# Good Friday Saber



## Sixstardanes (Mar 21, 2008)

Here are some pixs of Saber at Lake Arrowhead and at home taken today on Good Friday.







In Three Dog Bakery wearing his Build A Bear shoes. Saber loves the Oat & Apple treats there.
















Somewhat sitting in my lap


----------



## Alex (Mar 21, 2008)

very cute!!!

Ever thought about drivin him??


----------



## babygoose (Mar 21, 2008)

I have said it before but I have to say it again. Saber is soooooo cute. I just love him!








He is so pretty all clipped. And those shoes!!


----------



## Sixstardanes (Mar 21, 2008)

Pinto28 said:


> Ever thought about drivin him??


Yeah, I would like to.





I'm hoping maybe this year we can get the gear and teach him how to.


----------



## PaintNminis (Mar 21, 2008)

WOW Saber is GORGEOUS all clipped


----------



## Rebecca (Mar 21, 2008)

Love Saber!



I always look for your posts to see Saber's latest adventures. It'd be neat to see him pulling a cart, he's a smarty so I bet he'd learn fast!



Keep them coming, we all adore your gorgeous boy!





~Rebecca


----------



## hrselady (Mar 21, 2008)

I just love saber.. he has such personality that shows through those pictures.
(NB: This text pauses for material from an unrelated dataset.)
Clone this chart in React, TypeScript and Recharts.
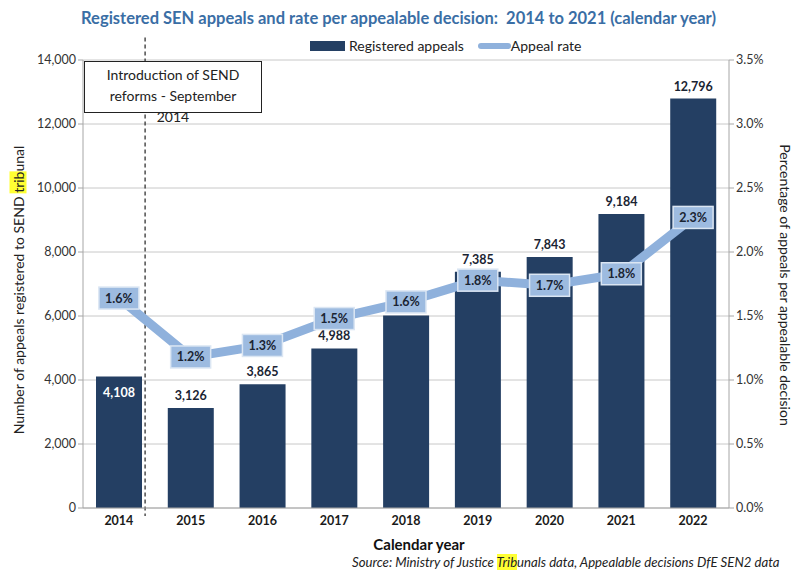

Keep them coming, he is a favorite of mine!!!


----------



## Indian*R*A*I*N*Dance (Mar 21, 2008)

aww. hes such a cutie ♥


----------



## Sixstardanes (Mar 23, 2008)

Thanks





While at 3 Dog Bakery they made comment that Saber will most likely be dog ...err uhh pet of the month sometime soon.

With the title comes a free treat.


----------



## nootka (Mar 23, 2008)

That's so cool!

He's a celebrity!!!

Liz


----------



## Basketmiss (Mar 25, 2008)

I love Saber!! He looks good clipped!

Be sure and share the pix when he gets pet of the month...


----------